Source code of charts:
════════════════════

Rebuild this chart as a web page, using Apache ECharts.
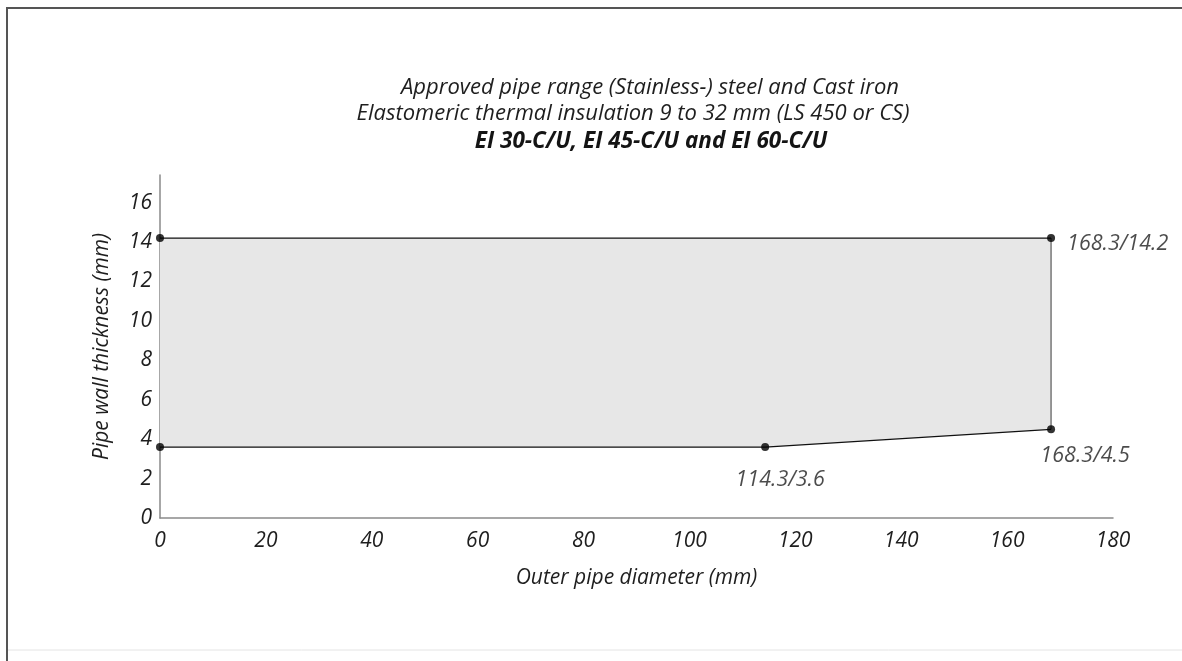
<!DOCTYPE html>
<html>
<head>
<meta charset="utf-8">
<script src="https://cdn.jsdelivr.net/npm/echarts@6/dist/echarts.min.js"></script>
<style>
html,body{margin:0;padding:0;background:#fff;}
#chart{width:1182px;height:661px;}
</style>
</head>
<body>
<div id="chart"></div>
<script>
// ---- data ----
const titleLines = [
  'Approved pipe range (Stainless-) steel and Cast iron',
  'Elastomeric thermal insulation 9 to 32 mm (LS 450 or CS)',
  'EI 30-C/U, EI 45-C/U and EI 60-C/U'
];
const xAxisName = 'Outer pipe diameter (mm)';
const yAxisName = 'Pipe wall thickness (mm)';
// polygon of the approved range (outer diameter, wall thickness)
const rangeX = [0, 114.3, 168.3, 168.3, 0];
const rangeY = [3.6, 3.6, 4.5, 14.2, 14.2];
// marked points
const pointX = [0, 168.3, 0, 114.3, 168.3];
const pointY = [14.2, 14.2, 3.6, 3.6, 4.5];
const pointLabels = ['', '168.3/14.2', '', '114.3/3.6', '168.3/4.5'];
const labelPos = ['right', 'right', 'right', 'bottom', 'bottom'];
// outlines
const bottomEdgeX = [0, 114.3, 168.3];
const bottomEdgeY = [3.6, 3.6, 4.5];
const topEdgeX = [0, 168.3];
const topEdgeY = [14.2, 14.2];
const rightEdgeX = [168.3, 168.3];
const rightEdgeY = [4.5, 14.2];

const font = '"Open Sans", "Noto Sans", sans-serif';
const textColor = '#1e1e1e';
const fs = 21;

const chart = echarts.init(document.getElementById('chart'));

const polyData = rangeX.map((x, i) => [x, rangeY[i]]);
const zip = (a, b) => a.map((v, i) => [v, b[i]]);
const labelOffsets = [[0, 0], [0, 6], [0, 0], [15, 6], [34, 0]];

chart.setOption({
  backgroundColor: '#fff',
  animation: false,
  grid: { left: 160, right: 69, top: 175, bottom: 143 },
  xAxis: {
    type: 'value', min: 0, max: 180, interval: 20,
    name: xAxisName, nameLocation: 'middle', nameGap: 50,
    nameTextStyle: { fontFamily: font, fontStyle: 'italic', fontSize: fs, color: textColor },
    axisLine: { show: true, lineStyle: { color: '#8a8a8a', width: 1.5 } },
    axisTick: { show: false },
    splitLine: { show: false },
    axisLabel: { fontFamily: font, fontStyle: 'italic', fontSize: fs, color: textColor, margin: 13 }
  },
  yAxis: {
    type: 'value', min: 0, max: 17.4, interval: 2,
    name: yAxisName, nameLocation: 'middle', nameGap: 47, nameRotate: 90,
    nameTextStyle: { fontFamily: font, fontStyle: 'italic', fontSize: fs, color: textColor },
    axisLine: { show: true, lineStyle: { color: '#8a8a8a', width: 1.5 } },
    axisTick: { show: false },
    splitLine: { show: false },
    axisLabel: { fontFamily: font, fontStyle: 'italic', fontSize: fs, color: textColor, margin: 8, showMaxLabel: false }
  },
  graphic: [
    { type: 'rect', shape: { x: 7, y: 8, width: 1200, height: 700 }, style: { fill: 'none', stroke: '#555', lineWidth: 2 }, silent: true },
    { type: 'line', shape: { x1: 8, y1: 650, x2: 1182, y2: 650 }, style: { stroke: '#e4e4e4', lineWidth: 1 } },
    { type: 'text', x: 650, y: 88, style: { text: titleLines[0], font: 'italic 22px ' + font, fill: textColor, textAlign: 'center', textVerticalAlign: 'middle' } },
    { type: 'text', x: 633, y: 114, style: { text: titleLines[1], font: 'italic 22px ' + font, fill: textColor, textAlign: 'center', textVerticalAlign: 'middle' } },
    { type: 'text', x: 651, y: 142, style: { text: titleLines[2], font: 'italic bold 22.5px ' + font, fill: '#141414', textAlign: 'center', textVerticalAlign: 'middle' } }
  ],
  series: [
    {
      type: 'custom',
      data: [0],
      renderItem: function (params, api) {
        const pts = polyData.map(p => api.coord(p));
        return { type: 'polygon', shape: { points: pts }, style: { fill: '#e7e7e7', stroke: 'none' } };
      },
      silent: true, z: 1
    },
    { type: 'line', data: zip(rightEdgeX, rightEdgeY), symbol: 'none', lineStyle: { color: '#777', width: 1.5 }, z: 2 },
    { type: 'line', data: zip(bottomEdgeX, bottomEdgeY), symbol: 'none', lineStyle: { color: '#111', width: 1.3 }, z: 3 },
    { type: 'line', data: zip(topEdgeX, topEdgeY), symbol: 'none', lineStyle: { color: '#111', width: 1.3 }, z: 3 },
    {
      type: 'scatter', z: 5,
      symbolSize: 8,
      itemStyle: { color: '#000' },
      data: pointX.map((x, i) => ({
        value: [x, pointY[i]],
        label: {
          show: pointLabels[i] !== '',
          formatter: pointLabels[i],
          position: labelPos[i],
          distance: 12,
          offset: labelOffsets[i],
          fontFamily: font, fontStyle: 'italic', fontSize: 21.5, color: textColor
        }
      }))
    }
  ]
});
</script>
</body>
</html>
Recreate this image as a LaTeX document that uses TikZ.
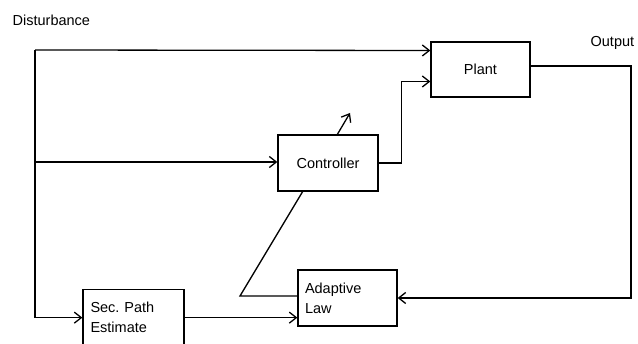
\documentclass[tikz,border=0pt]{standalone}
\usepackage{fontspec}
\setmainfont{Liberation Sans}
\usepackage{tikz}
\usetikzlibrary{arrows.meta}
\usetikzlibrary{positioning}
\tikzstyle{block} = [rectangle, draw, minimum width=99pt, minimum height=55pt, inner sep=0pt]
\tikzstyle{label} = [inner sep=0pt]

\begin{document}
\begin{tikzpicture}[x=1pt, y=-1pt, line width=1.3pt, >={Straight Barb[length=7pt,width=11pt]},
    every node/.style={font=\fontsize{14.5}{20}\selectfont}]
   \useasboundingbox (0,0) rectangle (638,344);
   % Place nodes
   \node [block] (plant) at (480.5,69.5) {Plant};
   \node [block, minimum width=100pt, minimum height=56pt] (ctrl) at (328,163) {Controller};
   \node [block, minimum height=56pt, align=left, text width=85pt] (adapt) at (347.5,298) {Adaptive\\Law};
   \node [block, minimum width=101pt, minimum height=56pt, align=left, text width=86pt, anchor=north] (sec) at (133.5,289) {Sec.\ Path\\Estimate};
   \node [label, anchor=west] (dist) at (12,20) {Disturbance};
   \node [label, anchor=west] (outl) at (590,43) {Output};

   \coordinate (d) at (35,50);
   \coordinate (dc) at (35,162);
   \coordinate (out) at (631,66);
   \coordinate (k) at (240,296);
   \coordinate (cb) at (303,191);
   \coordinate (ct) at (337,135);
   \coordinate (tip) at (350,113);

   \draw[->] (d) -- ([yshift=19pt]plant.west);
   \draw[->] (d) |- (sec.west);
   \draw[->] (dc) -- (dc -| ctrl.west);
   \draw[->] (ctrl.east) -- ++(23,0) |- ([yshift=-12pt]plant.west);
   \draw[->] (plant.east |- out) -- (out) |- (adapt.east);
   \draw[->] (sec.west -| sec.east) -- (sec.west -| adapt.west);
   \draw (adapt.west |- k) -- (k) -- (cb);
   \draw[->] (ct) -- (tip);
\end{tikzpicture}
\end{document}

════════════════════

Problem statement: Quote the records in full and exactly; skip any image.

Complete response:
Rebuild this chart as a web page, using Apache ECharts.
<!DOCTYPE html>
<html>
<head>
<meta charset="utf-8">
<script src="https://cdn.jsdelivr.net/npm/echarts@6/dist/echarts.min.js"></script>
<style>
html,body{margin:0;padding:0;background:#fff;}
#chart{width:1182px;height:661px;}
</style>
</head>
<body>
<div id="chart"></div>
<script>
// ---- data ----
const titleLines = [
  'Approved pipe range (Stainless-) steel and Cast iron',
  'Elastomeric thermal insulation 9 to 32 mm (LS 450 or CS)',
  'EI 30-C/U, EI 45-C/U and EI 60-C/U'
];
const xAxisName = 'Outer pipe diameter (mm)';
const yAxisName = 'Pipe wall thickness (mm)';
// polygon of the approved range (outer diameter, wall thickness)
const rangeX = [0, 114.3, 168.3, 168.3, 0];
const rangeY = [3.6, 3.6, 4.5, 14.2, 14.2];
// marked points
const pointX = [0, 168.3, 0, 114.3, 168.3];
const pointY = [14.2, 14.2, 3.6, 3.6, 4.5];
const pointLabels = ['', '168.3/14.2', '', '114.3/3.6', '168.3/4.5'];
const labelPos = ['right', 'right', 'right', 'bottom', 'bottom'];
// outlines
const bottomEdgeX = [0, 114.3, 168.3];
const bottomEdgeY = [3.6, 3.6, 4.5];
const topEdgeX = [0, 168.3];
const topEdgeY = [14.2, 14.2];
const rightEdgeX = [168.3, 168.3];
const rightEdgeY = [4.5, 14.2];

const font = '"Open Sans", "Noto Sans", sans-serif';
const textColor = '#1e1e1e';
const fs = 21;

const chart = echarts.init(document.getElementById('chart'));

const polyData = rangeX.map((x, i) => [x, rangeY[i]]);
const zip = (a, b) => a.map((v, i) => [v, b[i]]);
const labelOffsets = [[0, 0], [0, 6], [0, 0], [15, 6], [34, 0]];

chart.setOption({
  backgroundColor: '#fff',
  animation: false,
  grid: { left: 160, right: 69, top: 175, bottom: 143 },
  xAxis: {
    type: 'value', min: 0, max: 180, interval: 20,
    name: xAxisName, nameLocation: 'middle', nameGap: 50,
    nameTextStyle: { fontFamily: font, fontStyle: 'italic', fontSize: fs, color: textColor },
    axisLine: { show: true, lineStyle: { color: '#8a8a8a', width: 1.5 } },
    axisTick: { show: false },
    splitLine: { show: false },
    axisLabel: { fontFamily: font, fontStyle: 'italic', fontSize: fs, color: textColor, margin: 13 }
  },
  yAxis: {
    type: 'value', min: 0, max: 17.4, interval: 2,
    name: yAxisName, nameLocation: 'middle', nameGap: 47, nameRotate: 90,
    nameTextStyle: { fontFamily: font, fontStyle: 'italic', fontSize: fs, color: textColor },
    axisLine: { show: true, lineStyle: { color: '#8a8a8a', width: 1.5 } },
    axisTick: { show: false },
    splitLine: { show: false },
    axisLabel: { fontFamily: font, fontStyle: 'italic', fontSize: fs, color: textColor, margin: 8, showMaxLabel: false }
  },
  graphic: [
    { type: 'rect', shape: { x: 7, y: 8, width: 1200, height: 700 }, style: { fill: 'none', stroke: '#555', lineWidth: 2 }, silent: true },
    { type: 'line', shape: { x1: 8, y1: 650, x2: 1182, y2: 650 }, style: { stroke: '#e4e4e4', lineWidth: 1 } },
    { type: 'text', x: 650, y: 88, style: { text: titleLines[0], font: 'italic 22px ' + font, fill: textColor, textAlign: 'center', textVerticalAlign: 'middle' } },
    { type: 'text', x: 633, y: 114, style: { text: titleLines[1], font: 'italic 22px ' + font, fill: textColor, textAlign: 'center', textVerticalAlign: 'middle' } },
    { type: 'text', x: 651, y: 142, style: { text: titleLines[2], font: 'italic bold 22.5px ' + font, fill: '#141414', textAlign: 'center', textVerticalAlign: 'middle' } }
  ],
  series: [
    {
      type: 'custom',
      data: [0],
      renderItem: function (params, api) {
        const pts = polyData.map(p => api.coord(p));
        return { type: 'polygon', shape: { points: pts }, style: { fill: '#e7e7e7', stroke: 'none' } };
      },
      silent: true, z: 1
    },
    { type: 'line', data: zip(rightEdgeX, rightEdgeY), symbol: 'none', lineStyle: { color: '#777', width: 1.5 }, z: 2 },
    { type: 'line', data: zip(bottomEdgeX, bottomEdgeY), symbol: 'none', lineStyle: { color: '#111', width: 1.3 }, z: 3 },
    { type: 'line', data: zip(topEdgeX, topEdgeY), symbol: 'none', lineStyle: { color: '#111', width: 1.3 }, z: 3 },
    {
      type: 'scatter', z: 5,
      symbolSize: 8,
      itemStyle: { color: '#000' },
      data: pointX.map((x, i) => ({
        value: [x, pointY[i]],
        label: {
          show: pointLabels[i] !== '',
          formatter: pointLabels[i],
          position: labelPos[i],
          distance: 12,
          offset: labelOffsets[i],
          fontFamily: font, fontStyle: 'italic', fontSize: 21.5, color: textColor
        }
      }))
    }
  ]
});
</script>
</body>
</html>
Recreate this image as a LaTeX document that uses TikZ.
\documentclass[tikz,border=0pt]{standalone}
\usepackage{fontspec}
\setmainfont{Liberation Sans}
\usepackage{tikz}
\usetikzlibrary{arrows.meta}
\usetikzlibrary{positioning}
\tikzstyle{block} = [rectangle, draw, minimum width=99pt, minimum height=55pt, inner sep=0pt]
\tikzstyle{label} = [inner sep=0pt]

\begin{document}
\begin{tikzpicture}[x=1pt, y=-1pt, line width=1.3pt, >={Straight Barb[length=7pt,width=11pt]},
    every node/.style={font=\fontsize{14.5}{20}\selectfont}]
   \useasboundingbox (0,0) rectangle (638,344);
   % Place nodes
   \node [block] (plant) at (480.5,69.5) {Plant};
   \node [block, minimum width=100pt, minimum height=56pt] (ctrl) at (328,163) {Controller};
   \node [block, minimum height=56pt, align=left, text width=85pt] (adapt) at (347.5,298) {Adaptive\\Law};
   \node [block, minimum width=101pt, minimum height=56pt, align=left, text width=86pt, anchor=north] (sec) at (133.5,289) {Sec.\ Path\\Estimate};
   \node [label, anchor=west] (dist) at (12,20) {Disturbance};
   \node [label, anchor=west] (outl) at (590,43) {Output};

   \coordinate (d) at (35,50);
   \coordinate (dc) at (35,162);
   \coordinate (out) at (631,66);
   \coordinate (k) at (240,296);
   \coordinate (cb) at (303,191);
   \coordinate (ct) at (337,135);
   \coordinate (tip) at (350,113);

   \draw[->] (d) -- ([yshift=19pt]plant.west);
   \draw[->] (d) |- (sec.west);
   \draw[->] (dc) -- (dc -| ctrl.west);
   \draw[->] (ctrl.east) -- ++(23,0) |- ([yshift=-12pt]plant.west);
   \draw[->] (plant.east |- out) -- (out) |- (adapt.east);
   \draw[->] (sec.west -| sec.east) -- (sec.west -| adapt.west);
   \draw (adapt.west |- k) -- (k) -- (cb);
   \draw[->] (ct) -- (tip);
\end{tikzpicture}
\end{document}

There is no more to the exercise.